Selon le grand spécialiste du fait religieux contemporain qu’est Émile Poulat : « Plus de soixante ans après sa mort accidentelle, le Père Marcellin Fillère (1900-1949), religieux mariste, professeur à l’Institut Catholique de Paris, reste, pour ceux qui l’ont connu, une figure inoubliable et, en toute hypothèse, exceptionnelle » (p. 5). Défini par Yves Chiron comme « prêtre d’abord, professeur de philosophie, orateur, dialecticien redouté, théoricien de la pédagogie, pédagogue en action, homme de presse », il a été certainement « une personnalité marquante de l’Église des années 1930-1940 » (p. 13).
Entré au noviciat en 1917, il se forme à la théologie à Rome auprès de l’Université dominicaine de saint Thomas d’Aquin, sous l’égide du père Garrigou-Lagrange (avec des professeurs importants comme Hugon et Browne) ; ce dernier le définira plus tard comme l’un de ses « meilleurs élèves » (p. 23). Ordonné à Rome en 1924, il deviendra enseignant de philosophie à Paris, dispensant des cours à la fois traditionnels par le contenu (le père était thomiste convaincu) et très ouverts par la méthode (il admettait un certain débat avec les élèves et utilisait souvent des auteurs modernes comme Bergson). Mais ce n’est pas là sa grandeur véritable. A partir des années 1920 et jusqu’à sa mort prématurée, il dirigea des colonies pour enfants, des camps de vacances et autres activités de ce genre où il excella de manière tout à fait éclatante. « La Cité des Jeunes – nous dit Yves Chiron – a été, en matière de loisirs et de formation, la réalisation la plus durable et la plus célèbre du P. Fillère » (p. 30). (…)

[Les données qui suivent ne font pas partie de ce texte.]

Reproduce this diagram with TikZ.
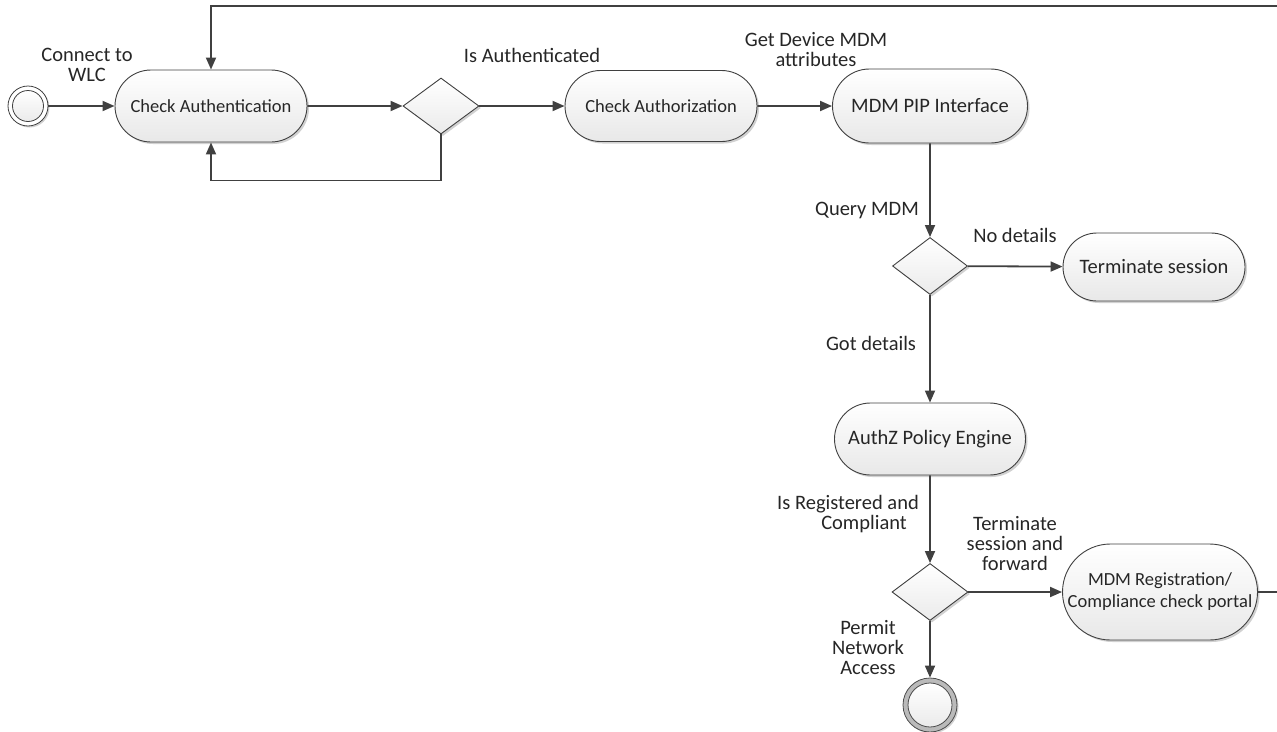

Une autre forme particulière d’apostolat : l’organisation de meetings de jeunes et d’adultes, comme celui du 28 octobre 1934 en l’honneur du Christ-Roi quand, sous l’impulsion du Père mais aussi le soutien de nombreux curés et évêques « plusieurs milliers d’enfants et d’adolescents venus de Paris et des banlieues se réunirent » à la Mutualité (cf. p. 40-44). (…) Sa « passion pour l’Unité », comme l’a définie Chiron, doit être bien comprise : elle ne concerne pas, du moins pas directement, les Chrétiens non-catholiques. Elle avait pour but de resserrer les liens entre les Catholiques de différents horizons sociaux, culturels et associatifs. L’Action Catholique s’était beaucoup spécialisée durant les années de pontificat de Pie XI (A.C. des paysans, A.C. des ouvriers, A.C. des étudiants, etc.). Le Père Fillère considérait que cette trop grande spécialisation affaiblissait l’apostolat, surtout face aux communistes qui formaient quant à eux un bloc impressionnant et dangereux. Dans son zèle « inconscient » le bon Père arrivait, pendant ces années dites de guerre froide, à se faire inviter avec des laïcs bien formés, aux Congrès des « rouges », comme il le fit le 7 février 1946 à Beaumont-sur-Oise où « le P. Fillère […] avait contredit » un député communiste (cf. p. 88-89). De par ses méthodes d’apostolat, notamment auprès de la jeunesse, à cause de son anti-communisme militant (il écrira en 1949 Le Parti communiste démasqué), et de ses succès, ce prêtre devait être très aimé, et très critiqué aussi. Dans les milieux catholiques, il eut le soutien du cardinal Verdier, Ordinaire de Paris, du Nonce en France, Mgr Roncalli, de nombreux prélats, et de ses supérieurs religieux ; ses opposants furent : le père de Lubac, le père Daniélou, François Mauriac et Emmanuel Mounier.
En 1946 paraîtra un nouveau bimensuel, qui existe encore, “L’Homme Nouveau”, dont le Père Fillère fut le fondateur et l’âme. Le P. Fillère est mort au cours d’un camp de jeunes organisé dans les Landes, « victime d’une embolie ou d’un arrêt cardiaque, victime, en fait, de son hyperactivité » (p. 113). (F. C.)